Israel conducts over 300 airstrikes in Syria
News Desk || risingbd.com
Israel had conducted more than 300 airstrikes on Syria since the fall of president Bashar al-Assad, a war monitor said on Tuesday (December 10).
The raids had “destroyed the most important military sites” in the country, it added.
Now, the Syrian Observatory for Human Rights (SOHR) has updated its figures, stating there have been around 310 Israeli airstrikes on Syrian territory since the fall of the Assad regime, BBC reports.
These strikes have hit defence factories, weapons and ammunition depots, airports, and scientific research centres. Locations include the outskirts of Damascus, the Qudsaya area in the Damascus countryside, and the Salamiyah countryside east of Hama, according to the SOHR.
Assad fled Syria as an Islamist-led rebel alliance swept into the capital Damascus, bringing to an end on Sunday (December 8) to five decades of brutal rule by his clan.
Abu Mohammed al-Jolani, the Islamist leader who headed the offensive that forced Assad out, has begun talks on a transfer of power and vowed to pursue former senior government officials responsible for torture and war crimes.
His group, Hayat Tahrir al-Sham, is rooted in Syria’s branch of Al-Qaeda and is proscribed by many Western governments as a terrorist organisation, though it has sought to moderate its rhetoric.
The fall of Assad, whose clan had zero tolerance for dissent and who maintained a complex web of prisons and detention centres to keep Syrians from straying from the Baath party line, sparked celebrations around the country and in the diaspora all over the world.

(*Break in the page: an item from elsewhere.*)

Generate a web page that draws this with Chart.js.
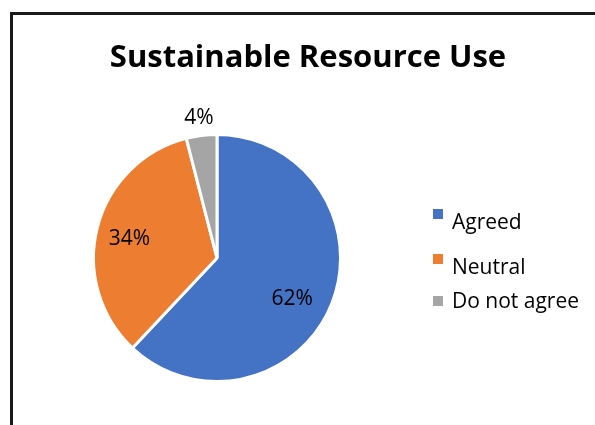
<!DOCTYPE html>
<html>
<head>
<meta charset="utf-8">
<script src="https://cdn.jsdelivr.net/npm/chart.js@4/dist/chart.umd.min.js"></script>
<style>
  html, body { margin: 0; padding: 0; background: #fff; }
  #wrap { position: relative; width: 595px; height: 425px; }
</style>
</head>
<body>
<div id="wrap"><canvas id="c" width="595" height="425"></canvas></div>
<script>
// Survey responses on sustainable resource use
const categories = ['Agreed', 'Neutral', 'Do not agree'];
const shares = [62, 34, 4];
const sliceColors = ['#4472C4', '#ED7D31', '#A5A5A5'];
const chartTitle = 'Sustainable Resource Use';

const FONT = '"Open Sans", Lato, sans-serif';

// Frame, title, value labels and legend drawn on top of the pie
const decorations = {
  id: 'decorations',
  afterDraw(chart) {
    const ctx = chart.ctx;
    ctx.save();

    // frame lines on the left and top
    ctx.fillStyle = '#1a1a1a';
    ctx.fillRect(10, 12, 3, 413);
    ctx.fillRect(10, 12, 585, 3);

    // title
    ctx.fillStyle = '#000';
    ctx.font = 'bold 31px ' + FONT;
    ctx.textAlign = 'center';
    ctx.textBaseline = 'middle';
    ctx.fillText(chartTitle, 308, 58);

    // percentage labels placed along each slice's mid-angle, with small nudges
    const meta = chart.getDatasetMeta(0);
    const radial = [0.68, 0.74, 1.16];
    const nudge = [[-3, 8], [1, 2], [0, 0]];
    ctx.font = '21px ' + FONT;
    meta.data.forEach((arc, i) => {
      const p = arc.getProps(['x', 'y', 'startAngle', 'endAngle', 'outerRadius'], true);
      const mid = (p.startAngle + p.endAngle) / 2;
      const r = p.outerRadius * radial[i];
      const x = p.x + Math.cos(mid) * r + nudge[i][0];
      const y = p.y + Math.sin(mid) * r + 2 + nudge[i][1];
      ctx.fillStyle = '#000';
      ctx.fillText(shares[i] + '%', x, y);
    });

    // legend
    const rows = [223, 268, 302];
    const swatchY = [209, 254, 296];
    ctx.textAlign = 'left';
    ctx.font = '21px ' + FONT;
    categories.forEach((name, i) => {
      ctx.fillStyle = sliceColors[i];
      ctx.fillRect(433, swatchY[i], 10, 10);
      ctx.fillStyle = '#000';
      ctx.fillText(name, 452, rows[i]);
    });

    ctx.restore();
  }
};

new Chart(document.getElementById('c'), {
  type: 'pie',
  data: {
    labels: categories,
    datasets: [{
      data: shares,
      backgroundColor: sliceColors,
      borderColor: '#ffffff',
      borderWidth: 3
    }]
  },
  options: {
    responsive: false,
    animation: false,
    layout: { padding: { left: 92, right: 253, top: 131, bottom: 40 } },
    plugins: {
      legend: { display: false },
      title: { display: false },
      tooltip: { enabled: false }
    }
  },
  plugins: [decorations]
});
</script>
</body>
</html>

Syria’s civil war killed 500,000 people and forced half the country to flee their homes, millions of them finding refuge abroad.
The country now faces profound uncertainty after the collapse of a government that had run every aspect of daily life in the image of Assad and his father, from whom the ousted president inherited power.
Israel has conducted hundreds of strikes on Syria since the civil war began in 2011 following Assad’s crackdown on a democracy movement.